On Laamu Atoll in the Maldives, a 17km road being built by China has changed the landscape; what once were free-rolling waves is now a small calm bay. The consequences of such change - what will it do to the flow of sand which is vital for these islands, for instance - remain unknown.

Yet island nations need to develop infrastructure like bridges, harbours and jetties, not to mention sea walls and break waters. There are strategic plans in some island nations to consolidate their far-flung populations on a few nearby and stable islands, and focus on them as the rest literally go under by around the year 2100.

The more nuanced reality can contradict the easy black and white terms of the popular narrative - that sea-level rise is eating up entire coasts and islands for instance. The forces at play are many, and their interaction complex.

But that does not diminish the threat of global warming; the very fragility of marginal environments like low-lying islands and coasts, make the threat of sea level rise many times more dangerous.

Many of these shifts would happen even without any rise in sea level. But with that rise, even for optimistic scenarios, local shifts can represent tiny increments of epochal change.

Sea-level rise narrows the options within the thin bandwidth of survival in which millions living on islands and on vulnerable coasts exist. High tides and big storms, heavy rain and prolonged drought, coral acidification and fish migration, become a big worry.

If you live in the Maldives, your soundtrack is the sea. Populated Male, where the buildings are like barnacles in a dense cluster, is less than 6 sq km. The sea is never far; it even foams up through the gutters in the lower lying west at full spring tide. At any given moment, across these islands, the water table is just a few centimetres below the ground and habitation just a few above the sea.

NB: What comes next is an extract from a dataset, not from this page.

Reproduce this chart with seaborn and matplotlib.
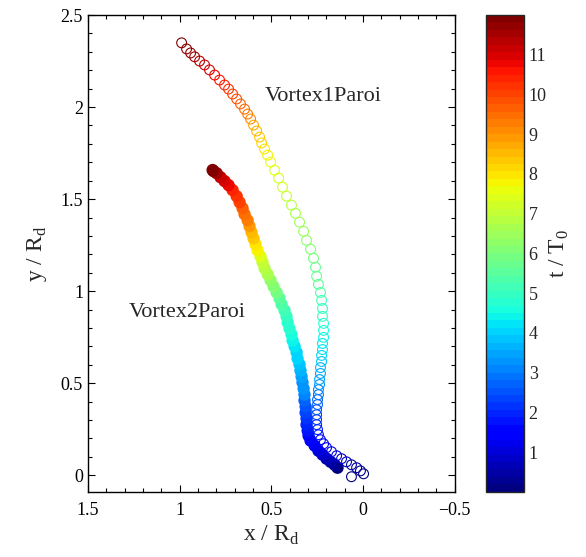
"""
Trajectoires des tourbillons près de la paroi, colorées par le temps t/T0
"""
import numpy as np
import pandas as pd
import matplotlib
matplotlib.use("Agg")
import matplotlib.pyplot as plt
import seaborn as sns
from matplotlib.ticker import MultipleLocator, FuncFormatter
from matplotlib.colors import Normalize
from matplotlib.cm import ScalarMappable

sns.set_style("ticks")
plt.rcParams["font.family"] = ["Liberation Serif", "DejaVu Serif"]
plt.rcParams["mathtext.fontset"] = "custom"
plt.rcParams["mathtext.rm"] = "Liberation Serif"
plt.rcParams["axes.unicode_minus"] = True

# ── données : vortex 1 (cercles ouverts) ─────────────────────────────────────
x1 = [0.063, -0.003, 0.014, 0.035, 0.063, 0.090, 0.117, 0.144, 0.172, 0.199,
      0.215, 0.232, 0.243, 0.248, 0.253, 0.253, 0.253, 0.253, 0.248, 0.248,
      0.243, 0.243, 0.237, 0.237, 0.232, 0.232, 0.226, 0.226, 0.221, 0.221,
      0.215, 0.215, 0.215, 0.221, 0.221, 0.226, 0.232, 0.243, 0.253, 0.259,
      0.270, 0.286, 0.308, 0.324, 0.346, 0.368, 0.390, 0.417, 0.439, 0.460,
      0.482, 0.504, 0.520, 0.537, 0.553, 0.564, 0.580, 0.597, 0.613, 0.629,
      0.646, 0.668, 0.689, 0.711, 0.733, 0.755, 0.782, 0.809, 0.837, 0.864,
      0.891, 0.918, 0.940, 0.962, 0.989]
y1 = [-0.008, 0.008, 0.024, 0.041, 0.057, 0.073, 0.090, 0.106, 0.128, 0.150,
      0.171, 0.193, 0.220, 0.248, 0.275, 0.302, 0.329, 0.356, 0.384, 0.411,
      0.438, 0.465, 0.493, 0.520, 0.553, 0.585, 0.618, 0.651, 0.683, 0.716,
      0.749, 0.787, 0.825, 0.863, 0.906, 0.950, 0.993, 1.037, 1.081, 1.130,
      1.179, 1.228, 1.276, 1.325, 1.375, 1.423, 1.467, 1.516, 1.565, 1.614,
      1.657, 1.701, 1.739, 1.772, 1.805, 1.837, 1.870, 1.902, 1.935, 1.962,
      1.989, 2.017, 2.044, 2.071, 2.098, 2.120, 2.147, 2.174, 2.202, 2.229,
      2.250, 2.273, 2.294, 2.316, 2.349]
t1 = [0.02, 0.10, 0.25, 0.40, 0.55, 0.70, 0.85, 1.00, 1.15, 1.30,
      1.45, 1.60, 1.75, 1.90, 2.05, 2.20, 2.35, 2.50, 2.65, 2.80,
      2.95, 3.10, 3.25, 3.40, 3.55, 3.70, 3.85, 4.00, 4.15, 4.30,
      4.45, 4.60, 4.75, 4.90, 5.05, 5.20, 5.35, 5.50, 5.65, 5.80,
      5.95, 6.10, 6.25, 6.40, 6.55, 6.70, 6.85, 7.00, 7.15, 7.30,
      7.45, 7.60, 7.80, 8.00, 8.20, 8.40, 8.60, 8.80, 9.00, 9.20,
      9.40, 9.60, 9.80, 10.00, 10.20, 10.40, 10.60, 10.80, 11.00, 11.20,
      11.35, 11.50, 11.65, 11.80, 11.95]

# ── données : vortex 2 (trace dense) ─────────────────────────────────────────
x2 = [0.139, 0.155, 0.177, 0.199, 0.221, 0.243, 0.264, 0.286, 0.297, 0.302,
      0.308, 0.308, 0.313, 0.313, 0.319, 0.319, 0.324, 0.330, 0.335, 0.341,
      0.346, 0.357, 0.362, 0.373, 0.384, 0.390, 0.401, 0.411, 0.417, 0.428,
      0.444, 0.455, 0.471, 0.488, 0.504, 0.520, 0.537, 0.548, 0.559, 0.575,
      0.586, 0.597, 0.608, 0.619, 0.629, 0.646, 0.657, 0.673, 0.689, 0.711,
      0.733, 0.755, 0.777, 0.798, 0.815, 0.820]
y2 = [0.041, 0.057, 0.073, 0.090, 0.112, 0.133, 0.161, 0.188, 0.215, 0.242,
      0.275, 0.308, 0.340, 0.373, 0.406, 0.438, 0.471, 0.504, 0.536, 0.569,
      0.602, 0.634, 0.667, 0.700, 0.732, 0.765, 0.797, 0.830, 0.863, 0.896,
      0.928, 0.961, 0.993, 1.026, 1.059, 1.091, 1.124, 1.157, 1.189, 1.222,
      1.255, 1.287, 1.320, 1.353, 1.385, 1.418, 1.451, 1.483, 1.516, 1.549,
      1.576, 1.598, 1.619, 1.641, 1.652, 1.658]
t2 = [0.05, 0.20, 0.40, 0.60, 0.80, 1.00, 1.20, 1.40, 1.60, 1.80,
      2.00, 2.20, 2.40, 2.60, 2.80, 3.00, 3.20, 3.35, 3.50, 3.65,
      3.80, 3.95, 4.10, 4.25, 4.40, 4.55, 4.70, 4.85, 5.00, 5.20,
      5.40, 5.60, 5.85, 6.10, 6.35, 6.60, 6.85, 7.10, 7.40, 7.70,
      8.00, 8.30, 8.60, 8.90, 9.20, 9.45, 9.70, 9.95, 10.20, 10.45,
      10.70, 10.95, 11.20, 11.45, 11.70, 11.90]

cb_ticks = list(range(1, 12))
t_lim = (0, 12)

df1 = pd.DataFrame({"x": x1, "y": y1, "t": t1})
df2 = pd.DataFrame({"x": x2, "y": y2, "t": t2})

cmap = matplotlib.colormaps["jet"].resampled(64)
norm = Normalize(*t_lim)

fig = plt.figure(figsize=(5.86, 5.57), dpi=100)
ax = fig.add_axes([0.150, 0.117, 0.626, 0.856])

# vortex 2 : cercles pleins serrés
sns.scatterplot(data=df2, x="x", y="y", hue="t", palette=cmap, hue_norm=norm,
                s=62, marker="o", legend=False, ax=ax)
coll = ax.collections[-1]
coll.set_edgecolors(coll.get_facecolors())
coll.set_linewidths(1.0)

# vortex 1 : cercles ouverts
sns.scatterplot(data=df1, x="x", y="y", hue="t", palette=cmap, hue_norm=norm,
                s=50, marker="o", legend=False, ax=ax)
coll = ax.collections[-1]
coll.set_edgecolors(coll.get_facecolors())
coll.set_facecolors("none")
coll.set_linewidths(0.8)

ax.text(0.538, 2.035, "Vortex1Paroi", fontsize=16, ha="left", va="baseline")
ax.text(1.277, 0.86, "Vortex2Paroi", fontsize=16, ha="left", va="baseline")

fmt = FuncFormatter(lambda v, p: f"{v + 0.0:g}".replace("-", "\u2212"))
ax.set_xlim(1.5, -0.5)
ax.set_ylim(-0.09, 2.5)
ax.xaxis.set_major_locator(MultipleLocator(0.5))
ax.yaxis.set_major_locator(MultipleLocator(0.5))
ax.xaxis.set_minor_locator(MultipleLocator(0.1))
ax.yaxis.set_minor_locator(MultipleLocator(0.1))
ax.xaxis.set_major_formatter(fmt)
ax.yaxis.set_major_formatter(fmt)
ax.tick_params(which="both", direction="in", top=True, right=True,
               labelsize=13, width=0.8, colors="black")
ax.tick_params(which="major", length=5)
ax.tick_params(which="minor", length=3)
ax.tick_params(axis="x", pad=7)
for sp in ax.spines.values():
    sp.set_linewidth(1.0)
    sp.set_color("black")
ax.set_xlabel(r"x / R$_\mathregular{d}$", fontsize=17, labelpad=4)
ax.set_ylabel(r"y / R$_\mathregular{d}$", fontsize=17, labelpad=8)

# ── barre de couleur ─────────────────────────────────────────────────────────
cax = fig.add_axes([0.829, 0.117, 0.065, 0.856])
cb = fig.colorbar(ScalarMappable(norm=norm, cmap=cmap), cax=cax, ticks=cb_ticks)
cb.outline.set_linewidth(1.0)
cax.tick_params(direction="in", length=4, width=0.8, left=True, right=True,
                labelsize=13)
cb.set_label(r"t / T$_\mathregular{0}$", fontsize=17, labelpad=1)

plt.savefig("out.png", dpi=100)
plt.close()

There are some futuristic visions of engineered cities in the Maldives - like giant oil rigs supporting tens of thousands of people, with markets, cinema theatres, malls, and landing pads. But that would cost billions of dollars, which the Maldives does not have and the international community is unlikely to give.

As a result the Maldives - and other low-lying island states - whose greenhouse gas emissions are almost negligible, and who have few resources of their own, will be the first to face the waves of a warmer world.